## OBJECTIVE
Make an exact copy of the lines, leaving the pictures out.

## PROVIDED DATA
========================
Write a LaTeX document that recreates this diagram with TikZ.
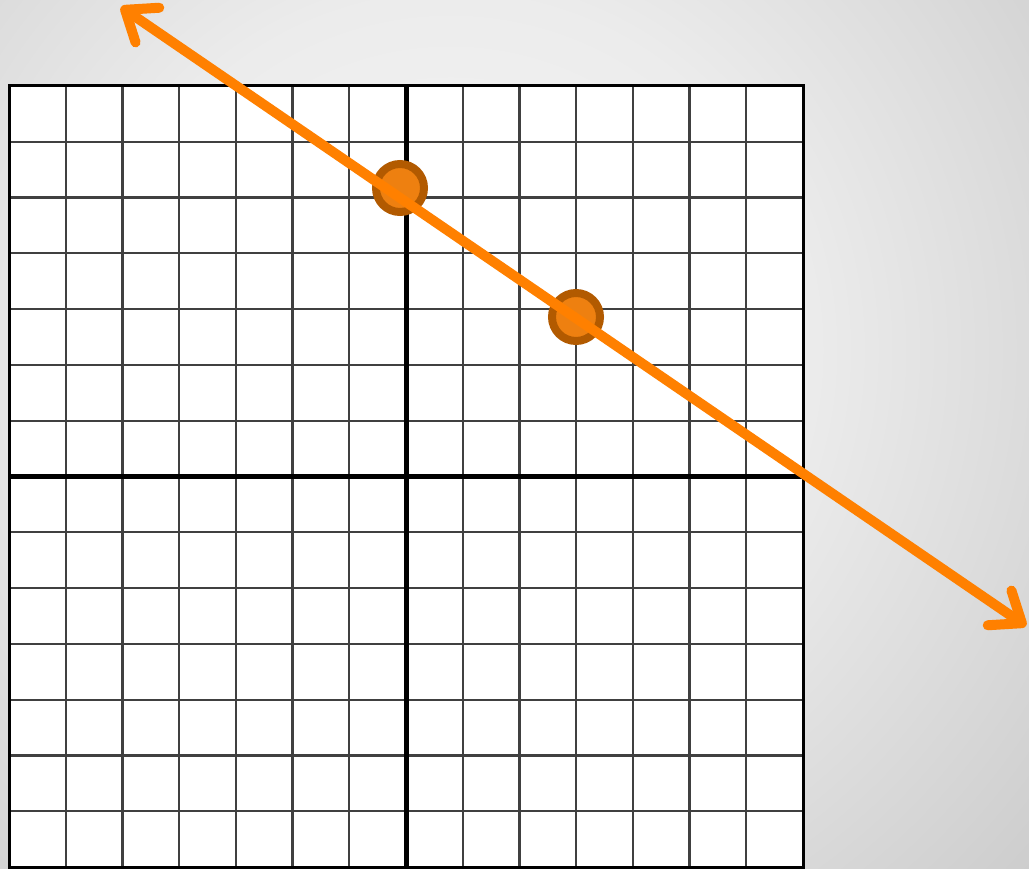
\documentclass[tikz,border=0pt]{standalone}
\usetikzlibrary{arrows.meta}
\definecolor{lineorange}{RGB}{255,128,0}
\definecolor{dotfill}{RGB}{238,128,16}
\definecolor{dotedge}{RGB}{178,90,0}
\colorlet{bgA}{black!3}
\colorlet{bgB}{black!7.5}
\colorlet{bgC}{black!19.5}
\colorlet{bgD}{black!26}
\pgfdeclareradialshading{bgshade}{\pgfpoint{0bp}{0bp}}{color(0bp)=(bgA); color(8.85bp)=(bgB); color(19.4bp)=(bgC); color(25bp)=(bgD); color(50bp)=(bgD)}
\tikzset{orbarb/.tip={Straight Barb[length=27pt,width=42pt,line cap=round,line join=round]}}
\begin{document}
\begin{tikzpicture}[x=1pt,y=-1pt,
  gridline/.style={line width=2.2pt, draw=black!75},
  axisline/.style={line width=5pt, draw=black},
  borderline/.style={line width=3pt, draw=black},
  dot/.style={circle, inner sep=0pt, minimum size=48pt, line width=8pt, draw=dotedge, fill=dotfill},
  orangeline/.style={line width=10pt, draw=lineorange}]
\path[use as bounding box] (0,0) rectangle (1029,869);
\begin{scope}
  \clip (0,0) rectangle (1029,869);
  \shade[shading=bgshade] (450,350) circle (1000);
\end{scope}
\fill[white] (9,86) rectangle (803,867);
\foreach \i in {1,...,13} {
  \draw[gridline] ({9+\i*794/14},86) -- ({9+\i*794/14},867);
  \draw[gridline] (9,{86+\i*781/14}) -- (803,{86+\i*781/14});
}
\draw[axisline] (406,86) -- (406,867);
\draw[axisline] (9,476.5) -- (803,476.5);
\draw[borderline] (9,86) rectangle (803,867);
\node[dot] (p1) at (400,188) {};
\node[dot] (p2) at (576,317) {};
\coordinate (endA) at (121,7);
\coordinate (endB) at (1026,626);
\draw[orangeline, orbarb-orbarb] (endA) -- (endB);
\end{tikzpicture}
\end{document}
========================
## RESULT
Write a LaTeX document that recreates this diagram with TikZ.
\documentclass[tikz,border=0pt]{standalone}
\usetikzlibrary{arrows.meta}
\definecolor{lineorange}{RGB}{255,128,0}
\definecolor{dotfill}{RGB}{238,128,16}
\definecolor{dotedge}{RGB}{178,90,0}
\colorlet{bgA}{black!3}
\colorlet{bgB}{black!7.5}
\colorlet{bgC}{black!19.5}
\colorlet{bgD}{black!26}
\pgfdeclareradialshading{bgshade}{\pgfpoint{0bp}{0bp}}{color(0bp)=(bgA); color(8.85bp)=(bgB); color(19.4bp)=(bgC); color(25bp)=(bgD); color(50bp)=(bgD)}
\tikzset{orbarb/.tip={Straight Barb[length=27pt,width=42pt,line cap=round,line join=round]}}
\begin{document}
\begin{tikzpicture}[x=1pt,y=-1pt,
  gridline/.style={line width=2.2pt, draw=black!75},
  axisline/.style={line width=5pt, draw=black},
  borderline/.style={line width=3pt, draw=black},
  dot/.style={circle, inner sep=0pt, minimum size=48pt, line width=8pt, draw=dotedge, fill=dotfill},
  orangeline/.style={line width=10pt, draw=lineorange}]
\path[use as bounding box] (0,0) rectangle (1029,869);
\begin{scope}
  \clip (0,0) rectangle (1029,869);
  \shade[shading=bgshade] (450,350) circle (1000);
\end{scope}
\fill[white] (9,86) rectangle (803,867);
\foreach \i in {1,...,13} {
  \draw[gridline] ({9+\i*794/14},86) -- ({9+\i*794/14},867);
  \draw[gridline] (9,{86+\i*781/14}) -- (803,{86+\i*781/14});
}
\draw[axisline] (406,86) -- (406,867);
\draw[axisline] (9,476.5) -- (803,476.5);
\draw[borderline] (9,86) rectangle (803,867);
\node[dot] (p1) at (400,188) {};
\node[dot] (p2) at (576,317) {};
\coordinate (endA) at (121,7);
\coordinate (endB) at (1026,626);
\draw[orangeline, orbarb-orbarb] (endA) -- (endB);
\end{tikzpicture}
\end{document}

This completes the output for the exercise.